■ **DATA SEGMENT**

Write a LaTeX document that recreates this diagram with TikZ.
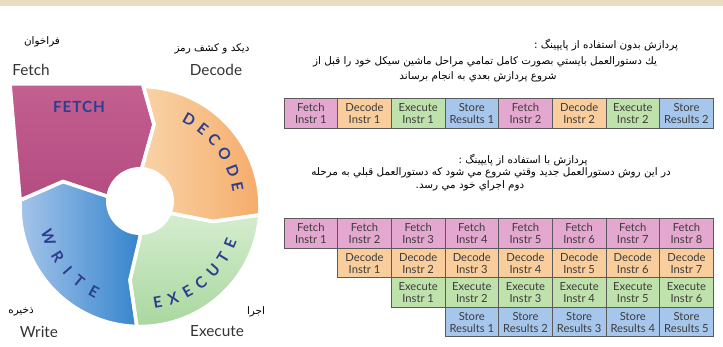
\documentclass[tikz,border=0pt]{standalone}
\usepackage{fontspec}
\setmainfont{Lato}
\newfontfamily\arabicfont[Script=Arabic]{DejaVu Sans}
\TeXXeTstate=1
\usetikzlibrary{decorations.text}
\definecolor{band}{HTML}{EBDCC0}
\definecolor{fetchc}{HTML}{E4A7CF}
\definecolor{decc}{HTML}{F9CD9C}
\definecolor{exc}{HTML}{BFE1AC}
\definecolor{stc}{HTML}{A7C6EC}
\definecolor{cellborder}{HTML}{5A5A5A}
\definecolor{celltext}{HTML}{3C3C3C}
\definecolor{cyc}{HTML}{2D3E8E}
\definecolor{labeltext}{HTML}{333333}
\definecolor{fA}{HTML}{C45F92}
\definecolor{fB}{HTML}{E2ACCD}
\definecolor{fC}{HTML}{B34B7F}
\definecolor{dA}{HTML}{F9D4A8}
\definecolor{dB}{HTML}{F5AC6A}
\definecolor{eA}{HTML}{D8EED2}
\definecolor{eB}{HTML}{A8D79E}
\definecolor{wA}{HTML}{A5C5EA}
\definecolor{wB}{HTML}{3584CD}
\newcommand{\cyclefont}{\fontsize{11.5}{13}\selectfont\bfseries}
\begin{document}
\begin{tikzpicture}[x=0.75pt,y=0.75pt,
  cell/.style={draw=cellborder, line width=0.6pt, minimum width=40.2pt, minimum height=22.1pt,
    inner sep=0pt, align=center, font=\fontsize{8.4}{9}\selectfont, text=celltext},
  fcell/.style={cell, fill=fetchc},
  dcell/.style={cell, fill=decc},
  ecell/.style={cell, fill=exc},
  scell/.style={cell, fill=stc},
  lab/.style={font=\fontsize{11.5}{13}\selectfont, text=labeltext, inner sep=0pt},
  fa/.style={font=\arabicfont\fontsize{7.8}{9}\selectfont, text=black, inner sep=0pt},
  gap/.style={draw=white, line width=2.6pt, line join=round}
]
\useasboundingbox (0,0) rectangle (723,346);
\fill[band] (0,340) rectangle (723,346);

% ---- cycle ----
\begin{scope}[shift={(140,139.5)}]
  \def\fetchpath{(-130,122.5) -- (3,122.5) -- (14,82) -- (2,39) -- (0,0) -- (-32,10) -- (-77,25) -- (177:120) -- cycle}
  \def\decodepath{(88.5:120) arc[start angle=88.5, end angle=-4, radius=120] -- (73,-15) -- (32,-7) -- (0,0) -- (2,39) -- (14,82) -- cycle}
  \def\execpath{(-4:120) arc[start angle=-4, end angle=-91.5, radius=120] -- (-10,-73.5) -- (0,-31) -- (0,0) -- (32,-7) -- (73,-15) -- cycle}
  \def\writepath{(177:120) -- (-77,25) -- (-32,10) -- (0,0) -- (0,-31) -- (-10,-73.5) -- (-91.5:120) arc[start angle=-91.5, end angle=-183, radius=120] -- cycle}
  \shade[top color=fA, middle color=fB, bottom color=fC] \fetchpath;
  \shade[left color=dA, right color=dB] \decodepath;
  \shade[top color=eA, bottom color=eB] \execpath;
  \shade[left color=wA, right color=wB] \writepath;
  \path[gap] \fetchpath;
  \path[gap] \decodepath;
  \path[gap] \execpath;
  \path[gap] \writepath;
  \fill[white] (0,5.5) circle[radius=34];
  \node[font=\cyclefont\addfontfeature{LetterSpace=6}, text=cyc, inner sep=0pt] (fetchtxt) at (-61,100) {FETCH};
  \path[decorate, decoration={text along path, text align={fit to path}, text color=cyc,
     text={|\cyclefont|DECODE}}] (64:94) arc[start angle=64, end angle=9, radius=94];
  \path[decorate, decoration={text along path, text align={fit to path}, text color=cyc,
     text={|\cyclefont|EXECUTE}}] (-82:103) arc[start angle=-82, end angle=-20, radius=103];
  \path[decorate, decoration={text along path, text align={fit to path}, text color=cyc,
     text={|\cyclefont|WRITE}}] (194:102) arc[start angle=194, end angle=244, radius=102];
\end{scope}

% ---- outer labels ----
\node[fa] (lfetchfa) at (42,304) {\beginR فراخوان\endR};
\node[lab] (lfetch) at (31,276) {Fetch};
\node[fa] (ldecodefa) at (212,297) {\beginR ديكد و كشف رمز\endR};
\node[lab] (ldecode) at (216,276) {Decode};
\node[fa] (lwritefa) at (21,34) {\beginR ذخيره\endR};
\node[lab] (lwrite) at (39,14) {Write};
\node[fa] (lexecfa) at (256,34) {\beginR اجرا\endR};
\node[lab] (lexec) at (217,15) {Execute};

% ---- text blocks ----
\node[fa] (p1a) at (606,301) {\beginR پردازش بدون استفاده از پايپينگ :\endR};
\node[fa] (p1b) at (485,284) {\beginR يك دستورالعمل بايستي بصورت كامل تمامي مراحل ماشين سيكل خود را قبل از\endR};
\node[fa] (p1c) at (478,269) {\beginR شروع پردازش بعدي به انجام برساند\endR};
\node[fa] (p2a) at (523,186) {\beginR پردازش با استفاده از پايپينگ :\endR};
\node[fa] (p2b) at (491,173) {\beginR در اين روش دستورالعمل جديد وقتي شروع مي شود كه دستورالعمل قبلي به مرحله\endR};
\node[fa] (p2c) at (470,160) {\beginR دوم اجراي خود مي رسد.\endR};

% ---- top table ----
\foreach \k/\sty/\txt in {1/fcell/{Fetch\\Instr 1}, 2/dcell/{Decode\\Instr 1}, 3/ecell/{Execute\\Instr 1}, 4/scell/{Store\\Results 1},
  5/fcell/{Fetch\\Instr 2}, 6/dcell/{Decode\\Instr 2}, 7/ecell/{Execute\\Instr 2}, 8/scell/{Store\\Results 2}}
  \node[\sty] (t\k) at ({284+53.66*(\k-0.5)},232.5) {\txt};

% ---- pipelined table ----
\foreach \k in {1,...,8}
  \node[fcell] (f\k) at ({284+53.66*(\k-0.5)},112.5) {Fetch\\Instr \k};
\foreach \k in {1,...,7}
  \node[dcell] (d\k) at ({284+53.66*(\k+0.5)},83) {Decode\\Instr \k};
\foreach \k in {1,...,6}
  \node[ecell] (e\k) at ({284+53.66*(\k+1.5)},53.5) {Execute\\Instr \k};
\foreach \k in {1,...,5}
  \node[scell] (s\k) at ({284+53.66*(\k+2.5)},24) {Store\\Results \k};
\end{tikzpicture}
\end{document}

■ **TASK TO CARRY OUT**
Leave out any pictures and return exactly the lines from the beginning of the data through the line with "(0,340) rectangle (723,346);", inclusive.

■ **FULL OUTPUT**
Write a LaTeX document that recreates this diagram with TikZ.
\documentclass[tikz,border=0pt]{standalone}
\usepackage{fontspec}
\setmainfont{Lato}
\newfontfamily\arabicfont[Script=Arabic]{DejaVu Sans}
\TeXXeTstate=1
\usetikzlibrary{decorations.text}
\definecolor{band}{HTML}{EBDCC0}
\definecolor{fetchc}{HTML}{E4A7CF}
\definecolor{decc}{HTML}{F9CD9C}
\definecolor{exc}{HTML}{BFE1AC}
\definecolor{stc}{HTML}{A7C6EC}
\definecolor{cellborder}{HTML}{5A5A5A}
\definecolor{celltext}{HTML}{3C3C3C}
\definecolor{cyc}{HTML}{2D3E8E}
\definecolor{labeltext}{HTML}{333333}
\definecolor{fA}{HTML}{C45F92}
\definecolor{fB}{HTML}{E2ACCD}
\definecolor{fC}{HTML}{B34B7F}
\definecolor{dA}{HTML}{F9D4A8}
\definecolor{dB}{HTML}{F5AC6A}
\definecolor{eA}{HTML}{D8EED2}
\definecolor{eB}{HTML}{A8D79E}
\definecolor{wA}{HTML}{A5C5EA}
\definecolor{wB}{HTML}{3584CD}
\newcommand{\cyclefont}{\fontsize{11.5}{13}\selectfont\bfseries}
\begin{document}
\begin{tikzpicture}[x=0.75pt,y=0.75pt,
  cell/.style={draw=cellborder, line width=0.6pt, minimum width=40.2pt, minimum height=22.1pt,
    inner sep=0pt, align=center, font=\fontsize{8.4}{9}\selectfont, text=celltext},
  fcell/.style={cell, fill=fetchc},
  dcell/.style={cell, fill=decc},
  ecell/.style={cell, fill=exc},
  scell/.style={cell, fill=stc},
  lab/.style={font=\fontsize{11.5}{13}\selectfont, text=labeltext, inner sep=0pt},
  fa/.style={font=\arabicfont\fontsize{7.8}{9}\selectfont, text=black, inner sep=0pt},
  gap/.style={draw=white, line width=2.6pt, line join=round}
]
\useasboundingbox (0,0) rectangle (723,346);
\fill[band] (0,340) rectangle (723,346);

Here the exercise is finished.